Another small post, this time on a different approach to morph-target lip-sync.

Di-O-Matic: Efficient methods for creating lip-sync blend shapes

Laurent Abucassis – Founder: Di-O-Matic

A considerably lower-key affair than Halon’s, this talk revolved around a demonstration on how to make phonetic mouth-shapes for lip-sync via blend-shapes (or morphing), something that, while offering more control over mesh deformation than simple bone positions, can be quite a pain to actually create and maintain the multitude of models required to create a blend-shape list.

While it did turn into something of a product pitch towards the end, the educational portion of the talk began with pointing out the first mistake most animators make when creating lip-sync for the first time, whereby they try to for shapes for every letter. However as Laurent said, “A letter is not a sound”.

He went on to advise that you should lip-sync what you hear, basing his observations on the following research:

  • Phoneme shapes are what most lip-sync animation is taken from, and are generally considered to be the smallest building block on which lip-sync should be generated. Phonemes represent the sound that we pronounce. This is in keeping with current beliefs regarding lip-sync that we should concentrate on the simplest sounds that each word makes.

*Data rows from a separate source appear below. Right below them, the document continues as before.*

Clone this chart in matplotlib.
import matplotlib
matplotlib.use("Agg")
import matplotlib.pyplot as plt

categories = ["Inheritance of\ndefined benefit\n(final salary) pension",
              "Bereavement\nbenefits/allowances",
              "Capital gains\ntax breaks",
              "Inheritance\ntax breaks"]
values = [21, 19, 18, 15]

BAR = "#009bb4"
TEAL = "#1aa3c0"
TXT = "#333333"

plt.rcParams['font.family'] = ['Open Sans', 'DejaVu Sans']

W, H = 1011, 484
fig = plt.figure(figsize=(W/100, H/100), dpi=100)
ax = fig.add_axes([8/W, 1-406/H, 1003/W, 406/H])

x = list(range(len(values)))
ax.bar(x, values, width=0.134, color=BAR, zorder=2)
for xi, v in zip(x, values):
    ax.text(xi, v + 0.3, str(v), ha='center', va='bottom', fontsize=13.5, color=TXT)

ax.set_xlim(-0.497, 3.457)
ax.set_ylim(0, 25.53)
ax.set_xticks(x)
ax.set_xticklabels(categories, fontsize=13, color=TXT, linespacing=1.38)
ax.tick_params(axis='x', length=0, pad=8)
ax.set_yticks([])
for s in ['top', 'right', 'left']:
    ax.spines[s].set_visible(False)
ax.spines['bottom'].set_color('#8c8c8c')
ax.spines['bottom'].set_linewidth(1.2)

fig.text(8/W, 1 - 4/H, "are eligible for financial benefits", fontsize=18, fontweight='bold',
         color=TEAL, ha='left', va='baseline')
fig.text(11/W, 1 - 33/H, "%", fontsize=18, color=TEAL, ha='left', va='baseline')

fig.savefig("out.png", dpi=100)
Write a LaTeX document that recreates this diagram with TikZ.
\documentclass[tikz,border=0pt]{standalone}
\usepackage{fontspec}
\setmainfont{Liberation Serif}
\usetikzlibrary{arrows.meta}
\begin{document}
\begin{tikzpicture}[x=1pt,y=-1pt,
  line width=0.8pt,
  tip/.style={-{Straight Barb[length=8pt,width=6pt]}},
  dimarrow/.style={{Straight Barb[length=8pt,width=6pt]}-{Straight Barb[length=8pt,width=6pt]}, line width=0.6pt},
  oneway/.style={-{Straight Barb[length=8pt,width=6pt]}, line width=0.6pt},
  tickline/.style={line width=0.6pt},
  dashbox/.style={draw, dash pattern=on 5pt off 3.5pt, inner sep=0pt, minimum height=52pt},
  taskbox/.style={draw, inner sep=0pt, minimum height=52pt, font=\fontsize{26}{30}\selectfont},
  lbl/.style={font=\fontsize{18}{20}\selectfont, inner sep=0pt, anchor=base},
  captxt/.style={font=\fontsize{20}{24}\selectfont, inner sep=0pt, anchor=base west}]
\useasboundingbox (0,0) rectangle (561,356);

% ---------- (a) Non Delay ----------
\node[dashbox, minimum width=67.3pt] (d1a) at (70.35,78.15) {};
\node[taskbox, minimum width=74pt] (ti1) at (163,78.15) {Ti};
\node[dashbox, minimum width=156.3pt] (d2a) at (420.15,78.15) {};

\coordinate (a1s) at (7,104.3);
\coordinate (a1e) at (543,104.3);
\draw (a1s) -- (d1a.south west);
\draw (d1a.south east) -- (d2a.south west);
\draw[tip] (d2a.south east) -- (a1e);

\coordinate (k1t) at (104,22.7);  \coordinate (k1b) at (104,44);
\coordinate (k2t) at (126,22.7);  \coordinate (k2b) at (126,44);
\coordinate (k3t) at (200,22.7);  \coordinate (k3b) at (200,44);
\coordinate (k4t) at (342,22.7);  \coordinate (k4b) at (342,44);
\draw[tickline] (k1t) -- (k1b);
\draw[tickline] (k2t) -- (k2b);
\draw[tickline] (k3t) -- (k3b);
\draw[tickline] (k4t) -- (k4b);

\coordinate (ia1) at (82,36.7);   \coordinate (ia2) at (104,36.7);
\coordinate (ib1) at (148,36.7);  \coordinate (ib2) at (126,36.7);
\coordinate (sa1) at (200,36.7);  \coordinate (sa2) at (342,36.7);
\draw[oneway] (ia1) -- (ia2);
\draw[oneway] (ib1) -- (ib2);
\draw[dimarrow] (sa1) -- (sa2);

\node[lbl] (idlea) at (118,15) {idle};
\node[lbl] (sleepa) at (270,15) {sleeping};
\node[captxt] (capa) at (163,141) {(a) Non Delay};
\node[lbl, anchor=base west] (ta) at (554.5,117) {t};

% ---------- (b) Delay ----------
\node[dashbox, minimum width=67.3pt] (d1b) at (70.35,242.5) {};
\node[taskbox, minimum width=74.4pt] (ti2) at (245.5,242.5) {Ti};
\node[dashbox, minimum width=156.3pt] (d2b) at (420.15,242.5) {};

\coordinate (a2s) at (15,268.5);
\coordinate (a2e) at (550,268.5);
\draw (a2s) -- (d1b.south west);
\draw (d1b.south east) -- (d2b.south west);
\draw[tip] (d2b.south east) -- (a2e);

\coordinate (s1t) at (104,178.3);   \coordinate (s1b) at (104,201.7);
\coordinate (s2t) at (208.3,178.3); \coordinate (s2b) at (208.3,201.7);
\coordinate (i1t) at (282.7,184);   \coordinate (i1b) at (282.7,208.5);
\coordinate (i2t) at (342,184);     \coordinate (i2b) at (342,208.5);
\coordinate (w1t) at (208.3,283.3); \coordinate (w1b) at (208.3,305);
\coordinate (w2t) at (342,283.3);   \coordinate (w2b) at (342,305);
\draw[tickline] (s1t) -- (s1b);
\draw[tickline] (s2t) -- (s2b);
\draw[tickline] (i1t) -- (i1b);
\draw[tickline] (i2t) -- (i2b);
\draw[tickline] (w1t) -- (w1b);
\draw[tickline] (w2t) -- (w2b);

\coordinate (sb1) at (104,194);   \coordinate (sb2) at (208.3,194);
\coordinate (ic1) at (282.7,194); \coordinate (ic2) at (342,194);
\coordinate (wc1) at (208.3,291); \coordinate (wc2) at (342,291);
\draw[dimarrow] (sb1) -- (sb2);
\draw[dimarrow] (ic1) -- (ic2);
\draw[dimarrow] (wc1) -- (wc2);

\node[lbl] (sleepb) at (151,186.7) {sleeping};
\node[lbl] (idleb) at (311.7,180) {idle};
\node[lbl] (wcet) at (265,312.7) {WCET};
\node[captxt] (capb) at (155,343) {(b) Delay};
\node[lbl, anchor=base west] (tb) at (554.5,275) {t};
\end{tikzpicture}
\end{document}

However, his research has brought him to the conclusion that it is in fact Visemes, those being the basic mouth positions required to voice these sounds and therefore an even smaller building block from which to take.
  • Quite how his procedural generation finds these based on an audio file (which offer phonemes only) is intriguing, but Voice-O-Matic did not appear to give superior results to a Phoneme-based extraction method, so the Viseme observation may be for animator reference only.
  • He also referred to what he calls the “Thunderstorm Factor”, where the speed of light vs sound requires that you place your lip-sync poses 1-3 frames ahead of where you’d expect them to be based on the audio – a questionable proposition based on experience but something that is quite harmless to try when working with animation curves.
  • Richard Williams has a handy technique for deciding when and when not to animate the jaw opening – put your hand under your chin when speaking the line to feel the absolute necessary moments required to sell the action.
  • Finally, he touched on the idea of “Sticky Lips” – the method of adding a delay while opening the mouth to give a realistic feeling of soft lips uncompressing. This would presumably work nicely when the mouth closes also.

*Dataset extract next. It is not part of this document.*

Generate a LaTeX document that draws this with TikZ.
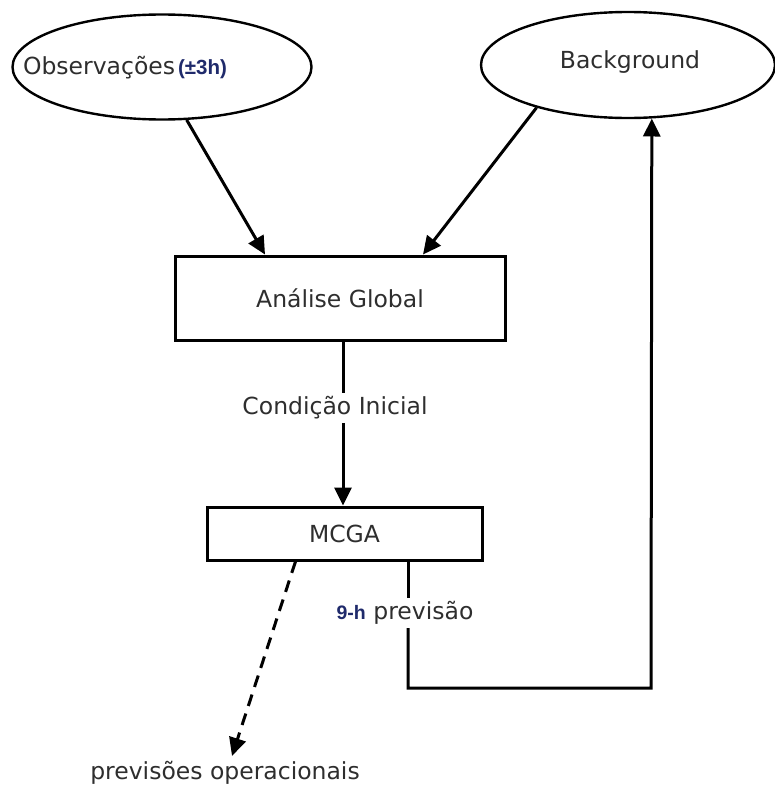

When giving his demo, he listed the following shapes required for the most basic lip-sync:

  • Vowels: A | E | O | U/W
  • Consonants: B/M/D | S | Ch
  • Tongue: L | Th/D | N
  • Teeth (optional): F/V

The meat of the presentation though was the demonstration for quickly creating multiple morph-target models. Beginning with just 4 base models, (mouth neutral, mouth open wide, mouth “O” shape, and finally a wide toothy smile), he used combinations of these 4 to create all of the shapes above within just a few short minutes. Additionally, he used the “mouth open wide” morph slider to hand-tweak adjustments inside the mouth, easier facilitating access to the tongue that can often be quite tricky.

What was especially interesting about this workflow was that changing one of the 4 base models had a recurring effect on each of the created faces, due to them retaining the modifiers of the originals. This makes management of the large number of models for each face plausible for any multi-character project, that’s assuming morph-targets are a viable method for facial animation on any project displaying more than just a few characters at a time.